Indonesia’s finance ministry plans to propose a fixed gasoline subsidy of 1,000 rupiah ($0.08) to 2,000 rupiah a liter, said a government official who asked not to be identified because the discussions are private.
The ministry will submit the proposal to President Joko Widodo soon, according to the official, who has seen the plans. The fixed-subsidy system may be implemented in 2016, unless Widodo wants to do it earlier, the official said.
Widodo, known as Jokowi, raised fuel prices last week to reduce state energy subsidies, acting on an election pledge to free funds for development spending and boosting optimism he’s taking steps to overhaul Southeast Asia’s largest economy. A shift to a fixed subsidy would insulate the government budget from oil-price fluctuations.
“Government wants to implement a fixed-subsidies regime,” Finance Minister Bambang Brodjonegoro said at a forum in Jakarta yesterday, without specifying the levels being considered or the time frame. That would make the fuel subsidy budget more predictable and dependent only on consumption, without being affected by the volatility of oil prices, he said.
If Jokowi agrees to the fixed-subsidy plan, the finance ministry would need to go to parliament to get approval, the official said. The ministry is still calculating the possible fixed level for diesel, he said.
Once subsidies were set, pump prices would rise and fall with the exchange rate and oil costs, the official said. For the government, if it subsidizes 48 million kilo liters of gasoline a year, a 1,000 rupiah fixed subsidy would limit its cost to 48 trillion rupiah, he said.
Cost of Subsidy
Some 276 trillion rupiah was earmarked for fuel subsidies in the 2015 budget prior to this month’s fuel-price increase, equivalent to 13.5 percent of total spending. Last week’s adjustments will free 110 trillion rupiah to 140 trillion rupiah of state spending and reduce the 2015 budget deficit from the current forecast of 2.2 percent of gross domestic product, Brodjonegoro has said.

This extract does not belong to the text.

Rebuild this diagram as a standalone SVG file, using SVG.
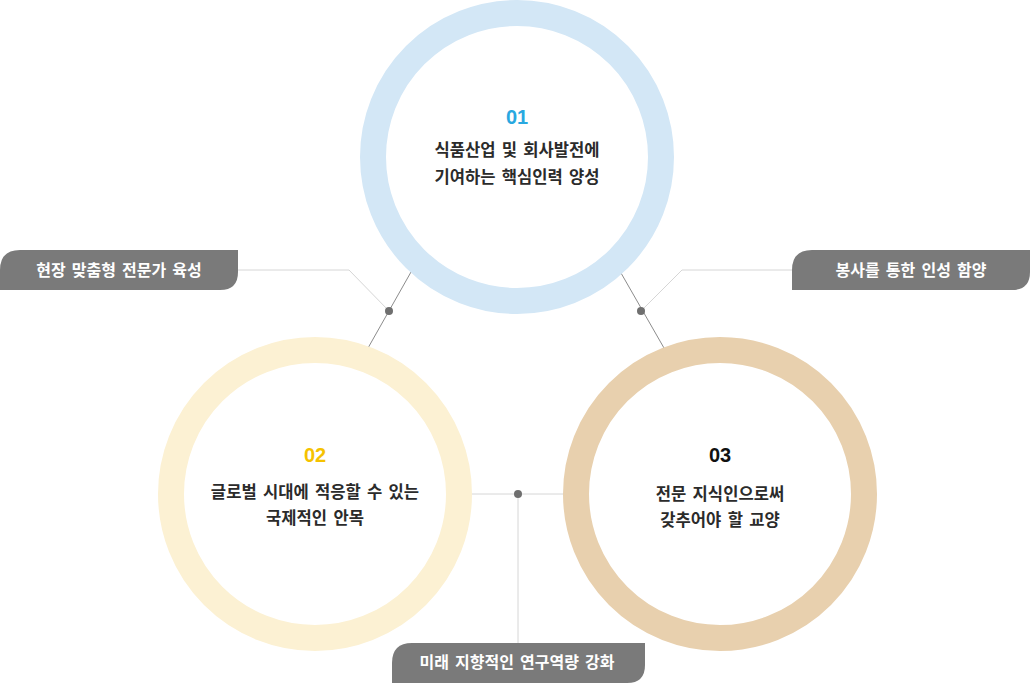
<svg xmlns="http://www.w3.org/2000/svg" width="1030" height="683" viewBox="0 0 1030 683">
<style>
.ring{fill:none;stroke-width:26}
.num{font-family:"Liberation Sans","Noto Sans",sans-serif;font-weight:bold;font-size:20px;text-anchor:middle}
.txt{font-family:"Noto Sans CJK KR","Noto Sans",sans-serif;font-weight:bold;font-size:16.6px;fill:#2b2b2b;text-anchor:middle;word-spacing:2.5px}
.lbl{fill:#7a7a7a}
.lt{font-family:"Noto Sans CJK KR","Noto Sans",sans-serif;font-weight:bold;font-size:16px;fill:#fff;text-anchor:middle;word-spacing:2.5px}
.dk{stroke:#8c8c8c;stroke-width:1;fill:none}
.lg{stroke:#d6d6d6;stroke-width:1;fill:none}
.dot{fill:#6f6f6f}
</style>
<rect width="1030" height="683" fill="#fff"/>
<g id="connectors">
<line class="dk" x1="411" y1="272" x2="368" y2="348"/>
<polyline class="lg" points="238,270 349,270 389,311"/>
<circle class="dot" cx="389" cy="311" r="4"/>
<line class="dk" x1="621" y1="273" x2="664" y2="348"/>
<polyline class="lg" points="792,270 682,270 641,311"/>
<circle class="dot" cx="641" cy="311" r="4"/>
<line class="lg" x1="471" y1="494" x2="564" y2="494"/>
<line class="lg" x1="518" y1="494" x2="518" y2="643"/>
<circle class="dot" cx="518" cy="494" r="4"/>
</g>
<g id="node1">
<circle class="ring" cx="517" cy="157" r="144" stroke="#d3e7f6"/>
<text class="num" x="517" y="124" fill="#29a8e0">01</text>
<text class="txt" x="517" y="156">식품산업 및 회사발전에</text>
<text class="txt" x="517" y="183">기여하는 핵심인력 양성</text>
</g>
<g id="node2">
<circle class="ring" cx="315" cy="494" r="144" stroke="#fcf1d3"/>
<text class="num" x="315" y="462" fill="#f5c200">02</text>
<text class="txt" x="315" y="498">글로벌 시대에 적응할 수 있는</text>
<text class="txt" x="315" y="524">국제적인 안목</text>
</g>
<g id="node3">
<circle class="ring" cx="720" cy="494" r="144" stroke="#e8d0ae"/>
<text class="num" x="720" y="462" fill="#111">03</text>
<text class="txt" x="720" y="500">전문 지식인으로써</text>
<text class="txt" x="720" y="526">갖추어야 할 교양</text>
</g>
<g id="label1">
<path class="lbl" d="M0,270 Q0,250 20,250 L238,250 L238,272 Q238,290 220,290 L0,290 Z"/>
<text class="lt" x="119" y="276">현장 맞춤형 전문가 육성</text>
</g>
<g id="label2">
<path class="lbl" d="M792,270 Q792,250 812,250 L1030,250 L1030,272 Q1030,290 1012,290 L792,290 Z"/>
<text class="lt" x="911" y="276">봉사를 통한 인성 함양</text>
</g>
<g id="label3">
<path class="lbl" d="M392,663 Q392,643 412,643 L645,643 L645,665 Q645,683 627,683 L392,683 Z"/>
<text class="lt" x="517" y="668">미래 지향적인 연구역량 강화</text>
</g>
</svg>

The finance minister said yesterday that the government is working on a mechanism for fixed subsidies and will wait for presidential approval. Indonesia will revise the 2015 budget deficit to below 2 percent of gross domestic product, he said.
“A fixed fuel subsidy scheme would make the government budget more robust if future oil prices were to rise,” Thomas Rookmaaker, a director of sovereign ratings at Fitch Ratings, said by e-mail today. “It would be positive for the sovereign credit in the sense that public capital expenditures would be more stable, whether future fuel prices rise or not, and this would likely benefit the growth outlook in the longer run.”
Dismantling the decades-old fuel subsidy program is a political hot potato -- protests accompanied past price increases and riots spurred by soaring living costs helped oust dictator Suharto in 1998. The front page headline in the English-language Jakarta Globe newspaper read “A Bold Move” on Nov. 18, the day of the fuel price increase.
After last week’s announcement, a student association in Jakarta burnt tires at one junction and put up a sign saying: “Fuel expensive. Jokowi go.”
The price of subsidized gasoline was increased to 8,500 rupiah a liter from 6,500 rupiah, and diesel was raised to 7,500 rupiah a liter from 5,500 rupiah.
Indonesia has been subsidizing fuel since the first oil price shock in the 1970s and kept prices at less than $0.20 per liter until 2005, according to a World Bank report published in March. Before last week’s announcement, the price of gasoline at the pump had most recently been raised in 2013, to 6,500 rupiah per liter from 4,500 rupiah.
A fixed subsidy will help the government, said Eric Sugandi, a Standard Chartered Plc economist in Jakarta.
“The government will no longer be bothered with social political costs of fuel-price hikes and can focus on other spending,” Sugandi said today.